James Cameron’s ‘Avatar’ sequel premieres 13 years after original
Thirteen years after James Cameron released the highest-grossing film of all time, “Avatar”, the filmmaker finally premiered its long-awaited sequel in London on Tuesday.
“Avatar: The Way of Water” takes audiences back to the enchanting world of Pandora, where in the first film the native blue Na’vi people battled human colonists for the moon’s natural resources.
Set more than a decade later, “The Way of Water” sees actors Sam Worthington and Zoe Saldana return as Jake Sully and Neytiri, now parents of five children.
Their peaceful life in the paradise-like jungle is interrupted by the return of the “Sky People”, the Na’vi name for humans, who are after Sully. To protect their family and their tribe, Sully, Neytiri and their children flee to a far-flung territory and seek refuge with the oceanic Metkayina clan.
Their bodies and skills suited to forest life, the family must quickly learn the ways of the water to survive while facing their enemy’s nearing threat.

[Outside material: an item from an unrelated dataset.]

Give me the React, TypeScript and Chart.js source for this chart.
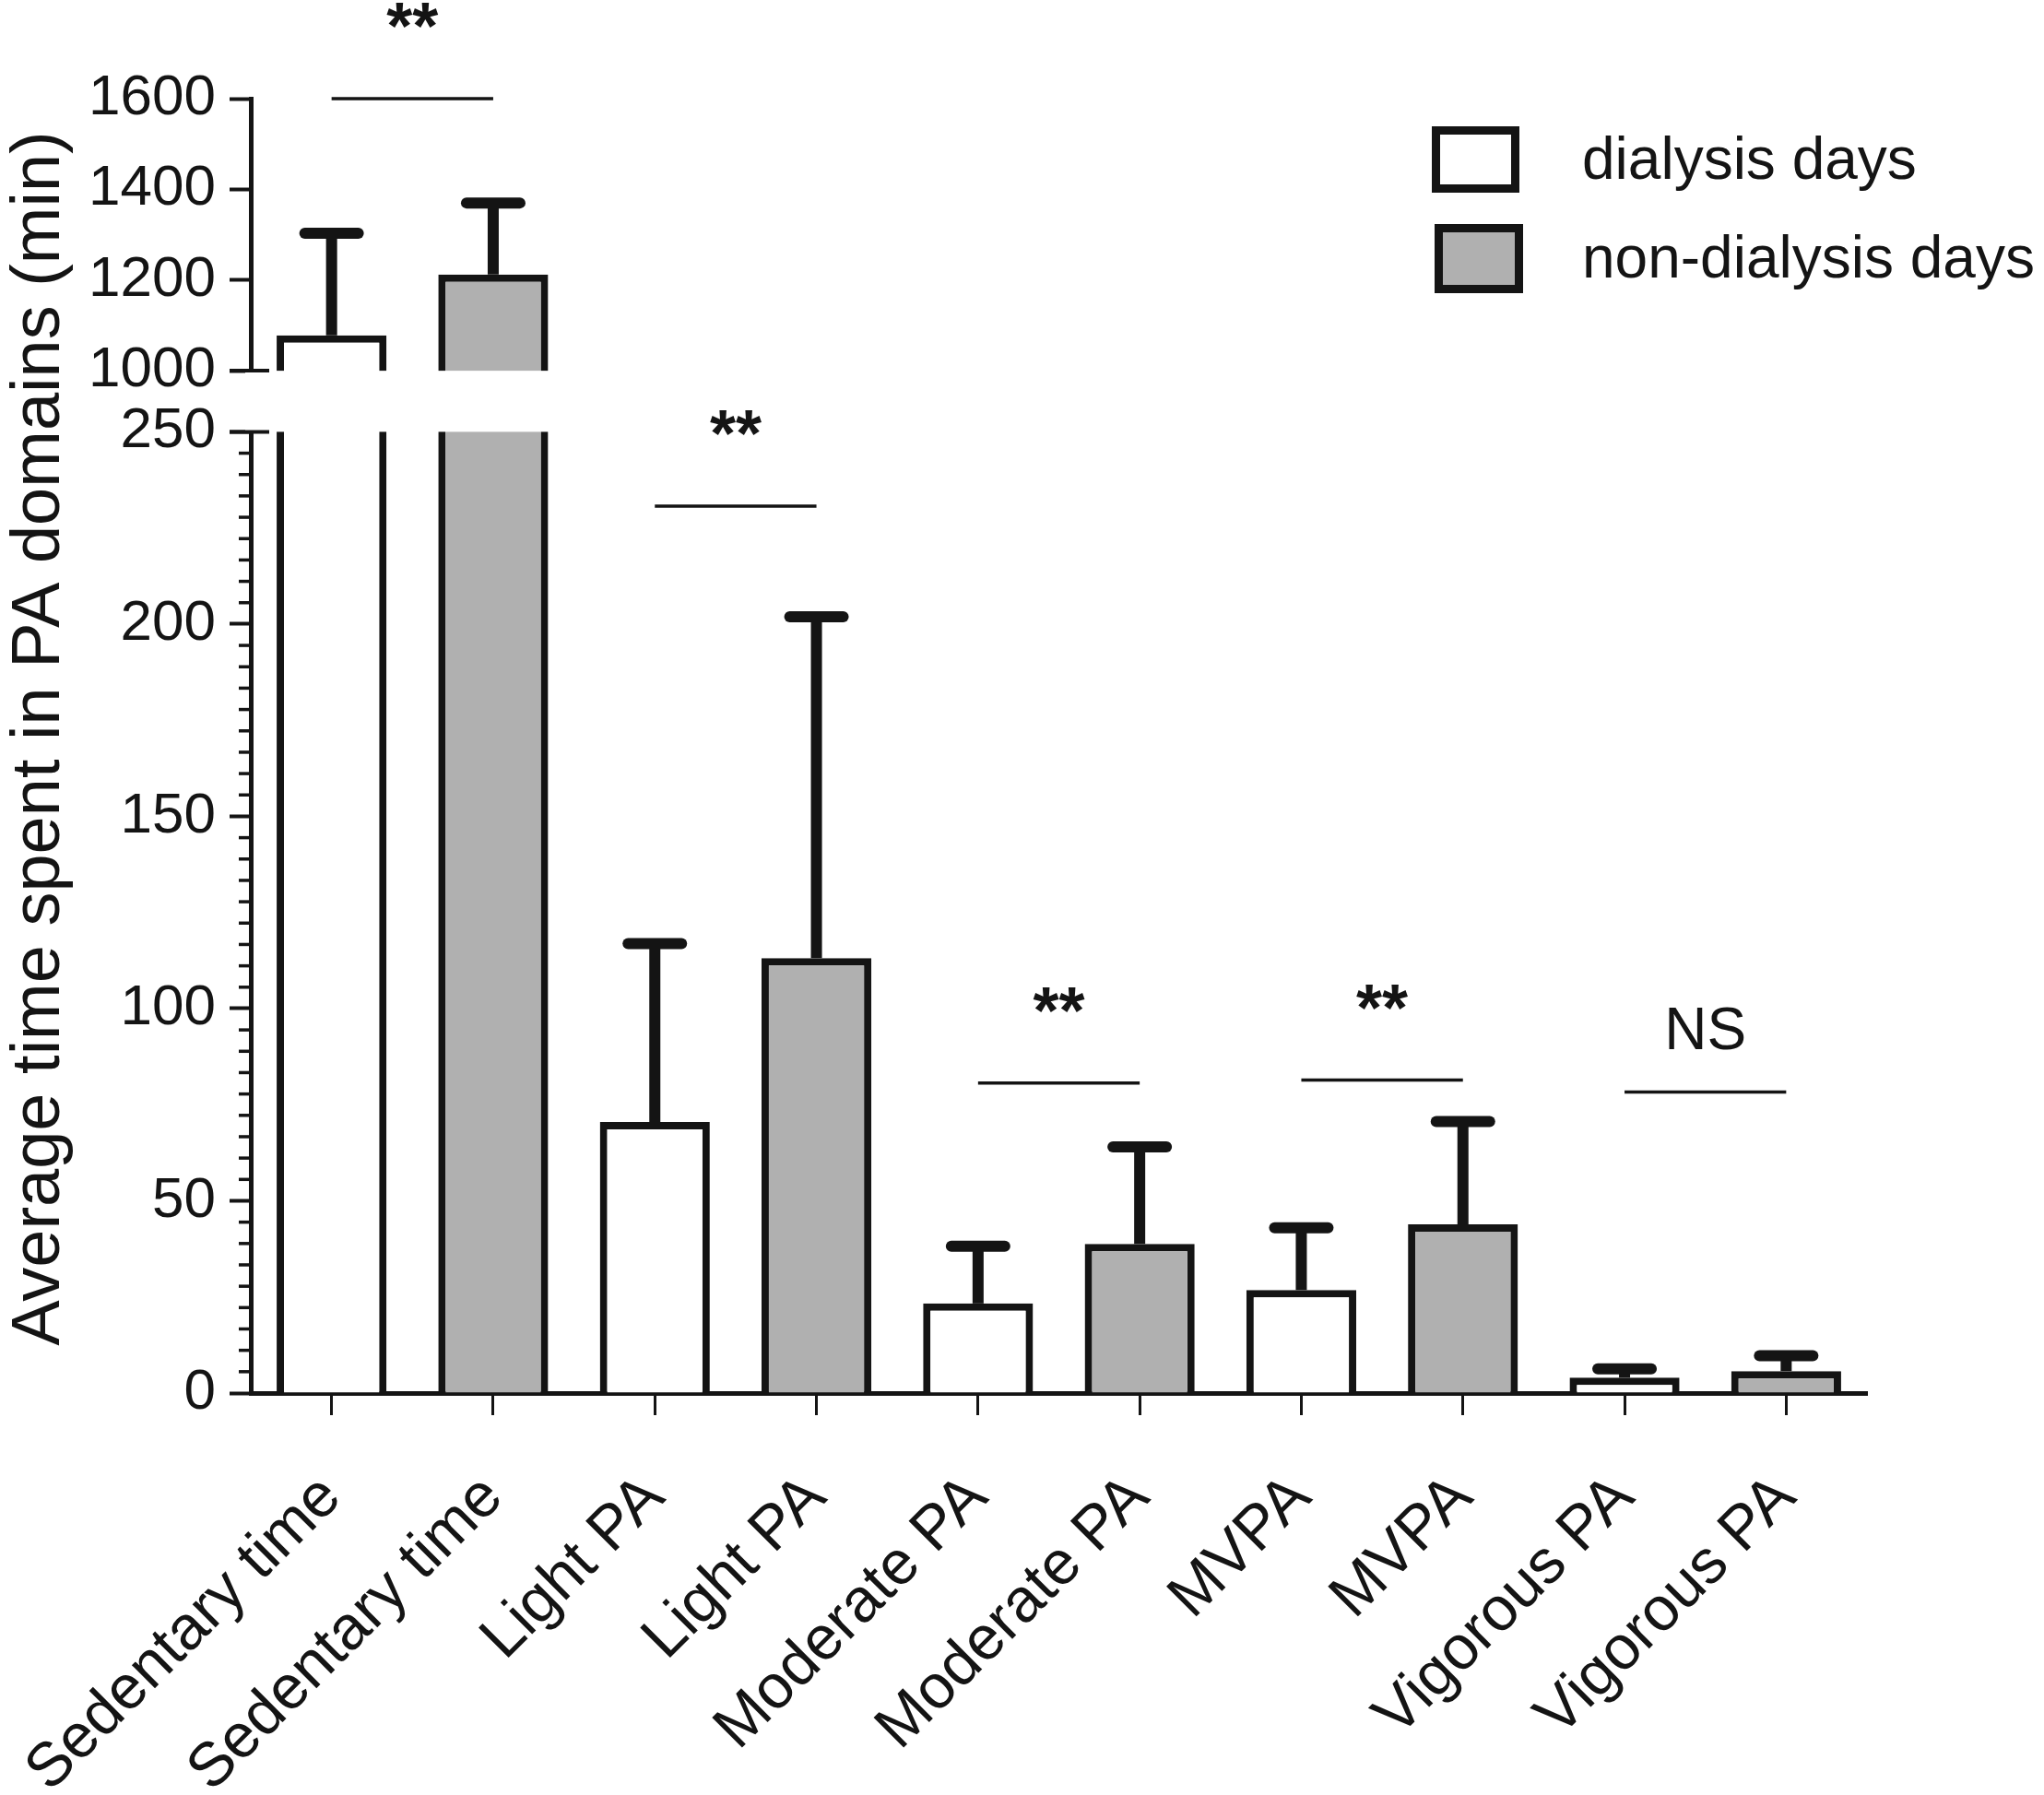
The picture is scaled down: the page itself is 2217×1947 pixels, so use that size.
import { useEffect, useRef } from 'react';
import { Chart, LinearScale, registerables } from 'chart.js';

// values (minutes)
const domains = ['Sedentary time', 'Light PA', 'Moderate PA', 'MVPA', 'Vigorous PA'];
const seriesNames = ['dialysis days', 'non-dialysis days'];
const dialysisMean = [1078, 70.5, 23.3, 26.8, 4.0];
const dialysisUpper = [1303, 116.9, 38.2, 43.0, 6.3];
const nonDialysisMean = [1212, 113.1, 38.8, 43.9, 5.7];
const nonDialysisUpper = [1370, 201.9, 64.0, 70.6, 9.7];

// broken y axis
const lowTicks = [0, 50, 100, 150, 200, 250];
const highTicks = [1000, 1200, 1400, 1600];

// significance brackets, one per domain
const sigLabels = ['**', '**', '**', '**', 'NS'];
const sigLevels = [1600, 230.7, 80.6, 81.4, 78.3];

const yTitle = 'Average time spent in PA domains (min)';

const W = 2217;
const H = 1947;
const FONT = '"Liberation Sans", Arial, Helvetica, sans-serif';
const INK = '#141414';
const GREY = '#b0b0b0';

const LOW_MAX = lowTicks[lowTicks.length - 1];
const HIGH_MIN = highTicks[0];
const HIGH_MAX = highTicks[highTicks.length - 1];
const HIGH_SHARE = 0.2102; // share of plot height for the 1000-1600 part
const GAP_SHARE = 0.0472;  // white gap between the two parts

class BrokenLinearScale extends LinearScale {
  static id = 'brokenLinear';

  buildTicks() {
    return [...lowTicks, ...highTicks].map(value => ({ value }));
  }

  getPixelForValue(value: number) {
    if (value === null || value === undefined || isNaN(value)) return NaN;
    const { top, bottom } = this as any;
    const h = bottom - top;
    const hHigh = h * HIGH_SHARE;
    const hGap = h * GAP_SHARE;
    const hLow = h - hHigh - hGap;
    if (value <= LOW_MAX) return bottom - (value / LOW_MAX) * hLow;
    if (value >= HIGH_MIN) return top + ((HIGH_MAX - value) / (HIGH_MAX - HIGH_MIN)) * hHigh;
    return bottom - hLow - ((value - LOW_MAX) / (HIGH_MIN - LOW_MAX)) * hGap;
  }

  getValueForPixel(pixel: number) {
    const { top, bottom } = this as any;
    const h = bottom - top;
    const hHigh = h * HIGH_SHARE;
    const hGap = h * GAP_SHARE;
    const hLow = h - hHigh - hGap;
    if (pixel >= bottom - hLow) return ((bottom - pixel) / hLow) * LOW_MAX;
    if (pixel <= top + hHigh) return HIGH_MAX - ((pixel - top) / hHigh) * (HIGH_MAX - HIGH_MIN);
    return LOW_MAX + ((bottom - hLow - pixel) / hGap) * (HIGH_MIN - LOW_MAX);
  }
}

Chart.register(...registerables, BrokenLinearScale);

const decorPlugin = {
  id: 'decor',
  afterDatasetsDraw(chart: any) {
    const { ctx, chartArea } = chart;
    const x = chart.scales.x;
    const y = chart.scales.y;
    const left = chartArea.left;
    ctx.save();

    // axis break: white band across axis and bars
    const gapTop = y.getPixelForValue(HIGH_MIN);
    const gapBottom = y.getPixelForValue(LOW_MAX);
    ctx.fillStyle = '#ffffff';
    ctx.fillRect(left - 6, gapTop, chartArea.right - left + 12, gapBottom - gapTop);

    ctx.strokeStyle = INK;
    ctx.lineCap = 'butt';
    ctx.lineWidth = 4;
    [gapTop, gapBottom].forEach(py => {
      ctx.beginPath();
      ctx.moveTo(left - 23, py);
      ctx.lineTo(left + 20, py);
      ctx.stroke();
    });

    // minor ticks on the low part
    ctx.lineWidth = 3.5;
    for (let i = 0; i < lowTicks.length - 1; i++) {
      const a = lowTicks[i];
      const step = (lowTicks[i + 1] - a) / 9;
      for (let k = 1; k < 9; k++) {
        const py = y.getPixelForValue(a + k * step);
        ctx.beginPath();
        ctx.moveTo(left - 13, py);
        ctx.lineTo(left, py);
        ctx.stroke();
      }
    }

    // error bars (upper SD only)
    chart.data.datasets.forEach((ds: any, d: number) => {
      const meta = chart.getDatasetMeta(d);
      meta.data.forEach((bar: any, j: number) => {
        const v = ds.data[j];
        const up = ds.errorTop[j];
        if (v == null || up == null) return;
        const py = y.getPixelForValue(up);
        ctx.lineCap = 'butt';
        ctx.lineWidth = 12;
        ctx.beginPath();
        ctx.moveTo(bar.x, bar.y);
        ctx.lineTo(bar.x, py);
        ctx.stroke();
        ctx.lineCap = 'round';
        ctx.lineWidth = 12;
        ctx.beginPath();
        ctx.moveTo(bar.x - 29, py);
        ctx.lineTo(bar.x + 29, py);
        ctx.stroke();
      });
    });

    // significance brackets
    ctx.lineCap = 'butt';
    ctx.lineWidth = 3.5;
    ctx.fillStyle = INK;
    ctx.textAlign = 'center';
    ctx.textBaseline = 'alphabetic';
    sigLevels.forEach((level, i) => {
      const x1 = x.getPixelForValue(2 * i);
      const x2 = x.getPixelForValue(2 * i + 1);
      const py = y.getPixelForValue(level);
      ctx.beginPath();
      ctx.moveTo(x1, py);
      ctx.lineTo(x2, py);
      ctx.stroke();
      const stars = sigLabels[i].startsWith('*');
      ctx.font = stars ? `bold 72px ${FONT}` : `64px ${FONT}`;
      ctx.fillText(sigLabels[i], (x1 + x2) / 2, py - (stars ? 54 : 46));
    });

    // legend
    const legendFills = ['#ffffff', GREY];
    const legendBoxes = [
      [1553, 137, 95, 72],
      [1556, 243, 96, 75],
    ];
    ctx.lineWidth = 9;
    ctx.font = `64px ${FONT}`;
    ctx.textAlign = 'left';
    ctx.textBaseline = 'middle';
    seriesNames.forEach((name, i) => {
      const [bx, by, bw, bh] = legendBoxes[i];
      ctx.fillStyle = legendFills[i];
      ctx.fillRect(bx, by, bw, bh);
      ctx.strokeRect(bx + 4.5, by + 4.5, bw - 9, bh - 9);
      ctx.fillStyle = INK;
      ctx.fillText(name, 1716, by + bh / 2 + 3);
    });

    // y title spanning both axis parts
    ctx.translate(64, 801);
    ctx.rotate(-Math.PI / 2);
    ctx.textAlign = 'center';
    ctx.textBaseline = 'alphabetic';
    ctx.font = `74px ${FONT}`;
    ctx.fillText(yTitle, 0, 0);

    ctx.restore();
  },
};

export default function App() {
  const canvasRef = useRef<HTMLCanvasElement>(null);

  useEffect(() => {
    if (!canvasRef.current) return;
    const labels = domains.flatMap(d => [d, d]);
    const chart = new Chart(canvasRef.current, {
      type: 'bar',
      data: {
        labels,
        datasets: [
          {
            label: seriesNames[0],
            data: domains.flatMap((_, i) => [dialysisMean[i], null]),
            errorTop: domains.flatMap((_, i) => [dialysisUpper[i], null]),
            backgroundColor: '#ffffff',
            borderColor: INK,
            borderWidth: 8,
            grouped: false,
            barPercentage: 0.68,
            categoryPercentage: 1,
          } as any,
          {
            label: seriesNames[1],
            data: domains.flatMap((_, i) => [null, nonDialysisMean[i]]),
            errorTop: domains.flatMap((_, i) => [null, nonDialysisUpper[i]]),
            backgroundColor: GREY,
            borderColor: INK,
            borderWidth: 8,
            grouped: false,
            barPercentage: 0.68,
            categoryPercentage: 1,
          } as any,
        ],
      },
      options: {
        animation: false,
        responsive: false,
        layout: { padding: { left: 0, right: 192, top: 107, bottom: 0 } },
        plugins: {
          legend: { display: false },
          tooltip: { enabled: false },
        },
        scales: {
          x: {
            type: 'category',
            offset: true,
            grid: {
              display: true,
              drawOnChartArea: false,
              offset: false,
              tickLength: 24,
              tickWidth: 3,
              tickColor: INK,
            },
            border: { display: true, color: INK, width: 5 },
            ticks: {
              autoSkip: false,
              minRotation: 45,
              maxRotation: 45,
              padding: 50,
              color: INK,
              font: { family: FONT, size: 67 },
            },
            afterFit: (s: any) => {
              s.height = H - 1511;
              s.paddingLeft = 0;
              s.paddingRight = 0;
            },
          },
          y: {
            type: 'brokenLinear' as any,
            min: 0,
            max: HIGH_MAX,
            grid: {
              display: true,
              drawOnChartArea: false,
              tickLength: 23,
              tickWidth: 4,
              tickColor: INK,
            },
            border: { display: true, color: INK, width: 5 },
            ticks: {
              autoSkip: false,
              padding: 15,
              color: INK,
              font: { family: FONT, size: 62 },
              callback: (v: any) => String(v),
            },
            afterFit: (s: any) => { s.width = 272; },
          },
        },
      },
      plugins: [decorPlugin],
    });
    return () => chart.destroy();
  }, []);

  return (
    <div style={{ position: 'absolute', left: 0, top: 0, width: W, height: H, background: '#ffffff' }}>
      <canvas ref={canvasRef} width={W} height={H} style={{ display: 'block', width: W, height: H }} />
    </div>
  );
}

“This was a labour of love spread out over a decade, so it’s great to finally be able share it,” Worthington told Reuters at the film’s world premiere.
“This is a heart-wrenching story, it’s mighty, it’s very powerful, you hope that it connects (with audiences) but it’s not just the carbon copy of the first one, we’ve really expanded the world, we’ve expanded this family unit.”
Saldana said reprising her role was “emotional”.
“It was exciting, it was also very scary because obviously Jim had raised the stakes for himself, that meant that everybody was going to have a brand new challenge to have to deal with,” she said.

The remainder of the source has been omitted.